• _BRIEF_: State how many lines of the entries below hold the word "this"; reply with nothing but the number.

• _DATA_:
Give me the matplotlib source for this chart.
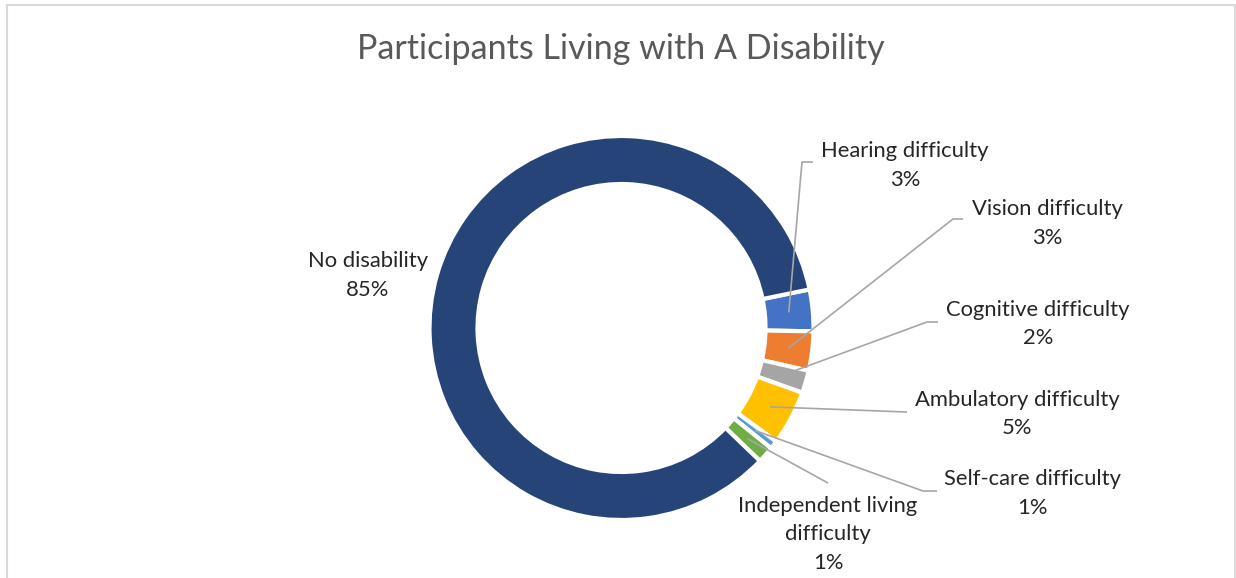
import numpy as np
import matplotlib
matplotlib.use("Agg")
import matplotlib.pyplot as plt
from matplotlib.lines import Line2D

plt.rcParams['font.family'] = ['Lato', 'DejaVu Sans']

categories = ["Hearing difficulty", "Vision difficulty", "Cognitive difficulty",
              "Ambulatory difficulty", "Self-care difficulty",
              "Independent living difficulty", "No disability"]
shares = [3.5, 3.3, 1.9, 4.6, 0.7, 1.4, 84.6]
shown_pct = ["3%", "3%", "2%", "5%", "1%", "1%", "85%"]
colors = ["#4472C4", "#ED7D31", "#A5A5A5", "#FFC000", "#5B9BD5", "#70AD47", "#264478"]

W, H = 1236, 578
fig = plt.figure(figsize=(W / 100, H / 100), dpi=100)
ax = fig.add_axes([0, 0, 1, 1])


def Y(y):
    # pixel row -> data y
    return H - y


cx, cy = 621.5, Y(328)
R = 192
ring = 48

wedges, _ = ax.pie(shares, colors=colors, startangle=11.6, counterclock=False,
                   center=(cx, cy), radius=R,
                   wedgeprops=dict(width=ring, edgecolor="white", linewidth=3))

ax.set_xlim(0, W)
ax.set_ylim(0, H)
ax.set_aspect("auto")
ax.axis("off")

# label layout: line texts (x centre, first baseline row), leader path after the anchor
label_lines = [
    ["Hearing difficulty"], ["Vision difficulty"], ["Cognitive difficulty"],
    ["Ambulatory difficulty"], ["Self-care difficulty"],
    ["Independent living", "difficulty"], ["No disability"],
]
label_pos = [(905, 157), (1047, 215), (1038, 316), (1017, 406),
             (1032, 485), (828, 512), (368, 267)]
leader_path = [
    [(802, 162), (813, 162)],
    [(953, 219), (963, 219)],
    [(927, 322), (938, 322)],
    [(907, 412)],
    [(923, 491), (937, 491)],
    [(828, 483)],
    None,
]

line_gap = 28.5
r_mid = R - ring / 2
for i, w in enumerate(wedges):
    x0, y0 = label_pos[i]
    lines = label_lines[i] + [shown_pct[i]]
    for k, t in enumerate(lines):
        ax.text(x0, Y(y0 + k * line_gap), t, ha="center", va="baseline",
                fontsize=15.8, color="#262626")
    if leader_path[i] is None:
        continue
    mid = np.deg2rad((w.theta1 + w.theta2) / 2)
    xs = [cx + r_mid * np.cos(mid)] + [p[0] for p in leader_path[i]]
    ys = [cy + r_mid * np.sin(mid)] + [Y(p[1]) for p in leader_path[i]]
    ax.plot(xs, ys, color="#A6A6A6", lw=1.2, zorder=5, solid_capstyle="butt")

ax.text(621, Y(59), "Participants Living with A Disability", ha="center",
        va="baseline", fontsize=24.5, color="#595959")

# chart frame
frame = "#D9D9D9"
fig.add_artist(Line2D([6.5 / W, 6.5 / W], [0, Y(5) / H], color=frame, lw=1.5))
fig.add_artist(Line2D([6.5 / W, 1235 / W], [Y(5) / H, Y(5) / H], color=frame, lw=1.5))
fig.add_artist(Line2D([1235 / W, 1235 / W], [0, Y(5) / H], color=frame, lw=1.5))

fig.savefig("out.png", dpi=100)
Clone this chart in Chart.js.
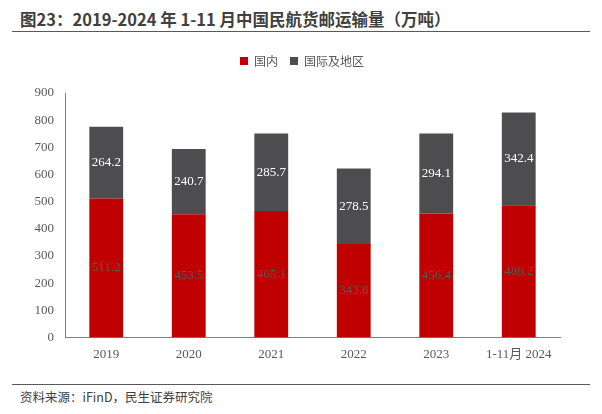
<!DOCTYPE html>
<html>
<head>
<meta charset="utf-8">
<script src="https://cdn.jsdelivr.net/npm/chart.js@4.4.0/dist/chart.umd.min.js"></script>
<style>
    html, body { margin: 0; padding: 0; background: #fff; }
    body { width: 602px; height: 414px; position: relative; overflow: hidden; font-family: 'Noto Sans CJK SC', sans-serif; }
    .title { position: absolute; left: 20px; top: 8px; font-size: 16.5px; font-weight: bold; color: #404040; white-space: nowrap; line-height: 22px; }
    .rule { position: absolute; left: 12px; width: 578px; height: 0; border-top: 1.5px solid #595959; }
    .source { position: absolute; left: 20px; top: 388px; font-size: 12.5px; color: #404040; line-height: 18px; }
    .wrap { position: absolute; left: 0; top: 40px; width: 602px; height: 335px; }
</style>
</head>
<body>
<div class="title">图23：2019-2024 年 1-11 月中国民航货邮运输量（万吨）</div>
<div class="rule" style="top:31px"></div>
<div class="wrap"><canvas id="cargoChart"></canvas></div>
<div class="rule" style="top:384px"></div>
<div class="source">资料来源：iFinD，民生证券研究院</div>
<script>
// 中国民航货邮运输量（万吨）
const categories = ['2019', '2020', '2021', '2022', '2023', '1-11月 2024'];
const domestic = [511.2, 453.5, 465.1, 343.8, 456.4, 486.2];
const international = [264.2, 240.7, 285.7, 278.5, 294.1, 342.4];
const yTicks = [0, 100, 200, 300, 400, 500, 600, 700, 800, 900];

const serif = "'Liberation Serif', 'Noto Sans CJK SC', serif";

// extra room between legend and plot, and nudge legend right
const legendTweak = {
    id: 'legendTweak',
    beforeInit(chart) {
        const legend = chart.legend;
        const fit = legend.fit;
        legend.fit = function() {
            fit.call(legend);
            this.height += 16;
        };
        const draw = legend.draw;
        legend.draw = function() {
            chart.ctx.save();
            chart.ctx.translate(22, 0);
            draw.call(legend);
            chart.ctx.restore();
        };
    }
};

// draw value labels in the middle of each bar segment
const segmentLabels = {
    id: 'segmentLabels',
    afterDatasetsDraw(chart) {
        const ctx = chart.ctx;
        ctx.save();
        ctx.font = '13px ' + serif;
        ctx.textAlign = 'center';
        ctx.textBaseline = 'middle';
        chart.data.datasets.forEach((ds, i) => {
            const meta = chart.getDatasetMeta(i);
            ctx.fillStyle = ds.labelColor;
            meta.data.forEach((bar, j) => {
                const y = (bar.y + bar.base) / 2;
                ctx.fillText(ds.data[j].toFixed(1), bar.x, y);
            });
        });
        ctx.restore();
    }
};

new Chart(document.getElementById('cargoChart'), {
    type: 'bar',
    data: {
        labels: categories,
        datasets: [{
            label: '国内',
            data: domestic,
            backgroundColor: '#C00000',
            labelColor: '#595959',
            barPercentage: 0.41,
            categoryPercentage: 1
        }, {
            label: '国际及地区',
            data: international,
            backgroundColor: '#4D4D4F',
            labelColor: '#ffffff',
            barPercentage: 0.41,
            categoryPercentage: 1
        }]
    },
    options: {
        responsive: true,
        maintainAspectRatio: false,
        animation: false,
        layout: {
            padding: { left: 0, right: 42, top: 3, bottom: 4 }
        },
        plugins: {
            legend: {
                position: 'top',
                labels: {
                    boxWidth: 8,
                    boxHeight: 8,
                    padding: 12,
                    color: '#595959',
                    font: { size: 12, family: "'Noto Sans CJK SC', sans-serif" }
                }
            },
            tooltip: { enabled: false }
        },
        scales: {
            x: {
                stacked: true,
                grid: { display: false, drawTicks: false },
                border: { display: true, color: '#808080', width: 1 },
                ticks: {
                    color: '#595959',
                    padding: 9,
                    maxRotation: 0,
                    font: { size: 13, family: serif }
                }
            },
            y: {
                stacked: true,
                min: 0,
                max: 900,
                afterFit: (scale) => { scale.width = 65; },
                afterBuildTicks: (scale) => { scale.ticks = yTicks.map(v => ({ value: v })); },
                grid: { display: false, drawTicks: false },
                border: { display: true, color: '#808080', width: 1 },
                ticks: {
                    color: '#595959',
                    padding: 11,
                    font: { size: 13, family: serif }
                }
            }
        }
    },
    plugins: [legendTweak, segmentLabels]
});
</script>
</body>
</html>
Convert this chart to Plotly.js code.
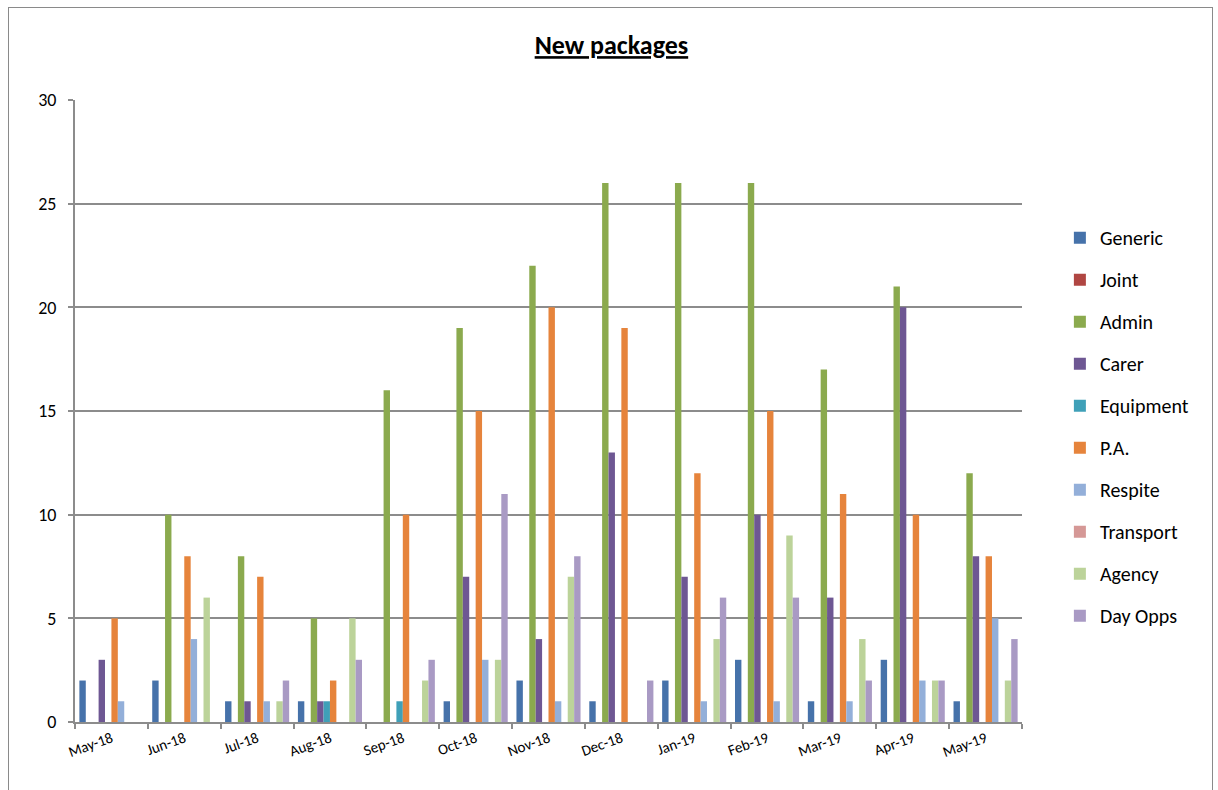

• _THE RESULT_: 4